In a significant move poised to influence global energy capital flows, a prominent climate finance institution has approved a substantial $960.3 million for 18 new climate-focused projects. This latest infusion pushes the institution’s total active portfolio beyond the $20 billion mark, now encompassing 354 initiatives across developing economies. For oil and gas investors monitoring the evolving energy landscape, this signals an accelerating shift in capital allocation, particularly in regions vital for future energy demand and supply dynamics.

The decision, finalized during the Fund’s 44th Board meeting, underscores an increasing global commitment to financing mitigation, adaptation, and resilience-building efforts. The sheer scale of deployment reinforces this fund’s central role as a pivotal financial mechanism for developing nations grappling with climate challenges while simultaneously pursuing critical economic expansion and energy security goals. This expanding financial footprint merits close observation as it directly impacts the competitive environment for energy infrastructure development worldwide.
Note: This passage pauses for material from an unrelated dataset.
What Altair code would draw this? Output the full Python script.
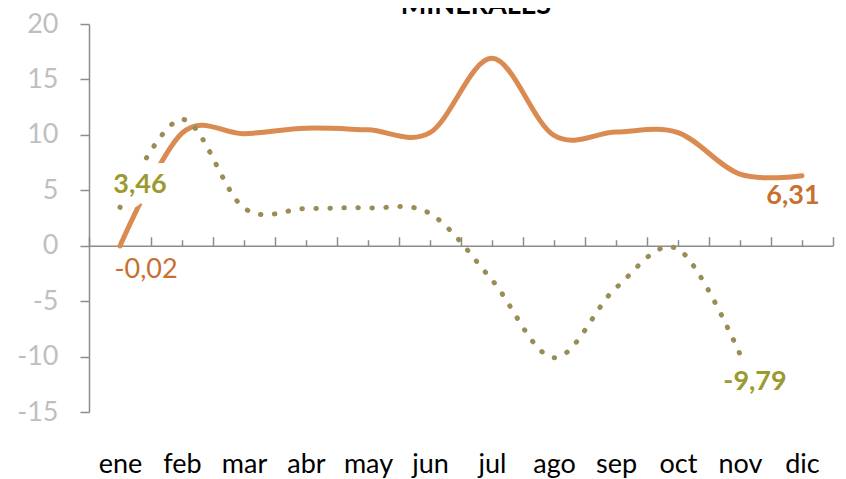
import altair as alt
import pandas as pd

# ---- data ----
months = ["ene", "feb", "mar", "abr", "may", "jun", "jul", "ago", "sep", "oct", "nov", "dic"]
serie_naranja = [-0.02, 10.15, 10.1, 10.6, 10.45, 10.2, 16.9, 9.95, 10.25, 10.2, 6.45, 6.31]
serie_oliva = [3.46, 11.4, 3.4, 3.35, 3.4, 2.9, -3.1, -10.1, -3.8, -0.3, -9.79]
y_ticks = [-15, -10, -5, 0, 5, 10, 15, 20]
titulo = "MINERALES"

# ---- layout / style ----
W, H = 744, 388
YMIN, YMAX = -15, 20
zero_pos = H * YMAX / (YMAX - YMIN)
FONT = "Lato"
FS = 27
ORANGE = "#DA8B52"
ORANGE_TXT = "#C8702F"
OLIVE = "#9A8C55"
OLIVE_TXT = "#9B9A2F"
AXIS_C = "#8C8C8C"


def fmt(v):
    return f"{v:.2f}".replace(".", ",")


df_a = pd.DataFrame({"i": list(range(len(serie_naranja))), "mes": months[:len(serie_naranja)], "v": serie_naranja})
df_a["t"] = df_a["v"].map(fmt)
df_b = pd.DataFrame({"i": list(range(len(serie_oliva))), "mes": months[:len(serie_oliva)], "v": serie_oliva})
df_b["t"] = df_b["v"].map(fmt)

label_expr = "[" + ",".join(f"'{m}'" for m in months) + "][datum.value]"
xscale = alt.Scale(domain=[-0.5, len(months) - 0.5], nice=False, zero=False)
yscale = alt.Scale(domain=[YMIN, YMAX], nice=False, zero=False)

x_bottom = alt.X("i:Q", scale=xscale, title=None,
                 axis=alt.Axis(orient="bottom", values=list(range(len(months))), labelExpr=label_expr,
                               domain=False, ticks=False, tickSize=0, grid=False, labelFlush=False,
                               labelPadding=39, labelFont=FONT, labelFontSize=FS, labelColor="#000000",
                               labelBaseline="top"))
x_major = alt.X("i:Q", scale=xscale, title=None,
                axis=alt.Axis(orient="top", offset=-zero_pos, values=[k - 0.5 for k in range(len(months) + 1)],
                              labels=False, domain=True, domainColor=AXIS_C, domainWidth=1.5,
                              ticks=True, tickSize=9, tickColor=AXIS_C, tickWidth=1.5, grid=False))
x_minor = alt.X("i:Q", scale=xscale, title=None,
                axis=alt.Axis(orient="top", offset=-zero_pos, values=list(range(len(months))),
                              labels=False, domain=False, ticks=True, tickSize=6, tickColor=AXIS_C,
                              tickWidth=1.5, grid=False))
x_none = alt.X("i:Q", scale=xscale, axis=None)

y_axis = alt.Y("v:Q", scale=yscale, title=None,
               axis=alt.Axis(orient="left", values=y_ticks, labelExpr="'' + datum.value", domain=True,
                             domainColor=AXIS_C, domainWidth=1.5, ticks=True, tickSize=9, tickColor=AXIS_C,
                             tickWidth=1.5, grid=False, labelPadding=22, labelFont=FONT, labelFontSize=FS,
                             labelColor="#BFBFBF"))
y_none = alt.Y("v:Q", scale=yscale, axis=None)

line_a = alt.Chart(df_a).mark_line(interpolate="cardinal", tension=0, strokeWidth=5, strokeCap="round",
                                   color=ORANGE).encode(x=x_bottom, y=y_axis, order="i:Q")
line_b = alt.Chart(df_b).mark_line(interpolate="cardinal", tension=0, strokeWidth=5, strokeCap="round",
                                   strokeDash=[0.5, 13.5], color=OLIVE).encode(x=x_major, y=y_none, order="i:Q")

base_b = alt.Chart(df_b)
base_a = alt.Chart(df_a)
first_b = base_b.transform_filter(alt.datum.i == 0)
last_b = base_b.transform_filter(alt.datum.i == len(serie_oliva) - 1)
first_a = base_a.transform_filter(alt.datum.i == 0)
last_a = base_a.transform_filter(alt.datum.i == len(serie_naranja) - 1)

halo_b0 = first_b.mark_text(font=FONT, fontSize=FS, fontWeight="bold", dx=20, dy=-22, color="white",
                            stroke="white", strokeWidth=22, strokeJoin="round").encode(
    x=x_minor, y=y_none, text="t:N")
lab_b0 = first_b.mark_text(font=FONT, fontSize=FS, fontWeight="bold", dx=20, dy=-22, color=OLIVE_TXT).encode(
    x=x_none, y=y_none, text="t:N")
lab_b1 = last_b.mark_text(font=FONT, fontSize=FS, fontWeight="bold", dx=15, dy=28, color=OLIVE_TXT).encode(
    x=x_none, y=y_none, text="t:N")
lab_a0 = first_a.mark_text(font=FONT, fontSize=FS, fontWeight="normal", dx=26, dy=24, color=ORANGE_TXT).encode(
    x=x_none, y=y_none, text="t:N")
lab_a1 = last_a.mark_text(font=FONT, fontSize=FS, fontWeight="bold", dx=-9, dy=20, color=ORANGE_TXT).encode(
    x=x_none, y=y_none, text="t:N")

title_mark = alt.Chart(pd.DataFrame({"t": [titulo]})).mark_text(
    font=FONT, fontSize=FS, fontWeight="bold", color="#000000", align="center", baseline="alphabetic"
).encode(text="t:N", x=alt.value(387), y=alt.value(-10))

chart = alt.layer(line_a, line_b, halo_b0, lab_b0, lab_b1, lab_a0, lab_a1, title_mark).resolve_axis(
    x="independent", y="independent"
).properties(
    width=W, height=H,
    autosize=alt.AutoSizeParams(type="none"),
    padding={"left": 81, "top": 16, "right": 5, "bottom": 66},
).configure_view(stroke=None)

chart.save("out.html", embed_options={"renderer": "svg", "actions": False})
Africa Emerges as a Critical Investment Frontier for Energy Transition Capital

A striking 46% of the newly approved funding, approximately $441 million, is earmarked for the African continent. This substantial allocation highlights Africa’s dual role: a region acutely vulnerable to climate impacts, yet simultaneously an increasingly attractive hub for large-scale climate and energy transition investments. Oil and gas investors should note this concentration of capital, as it will inevitably shape the continent’s future energy mix and infrastructure development, influencing everything from local power grids to industrial growth trajectories.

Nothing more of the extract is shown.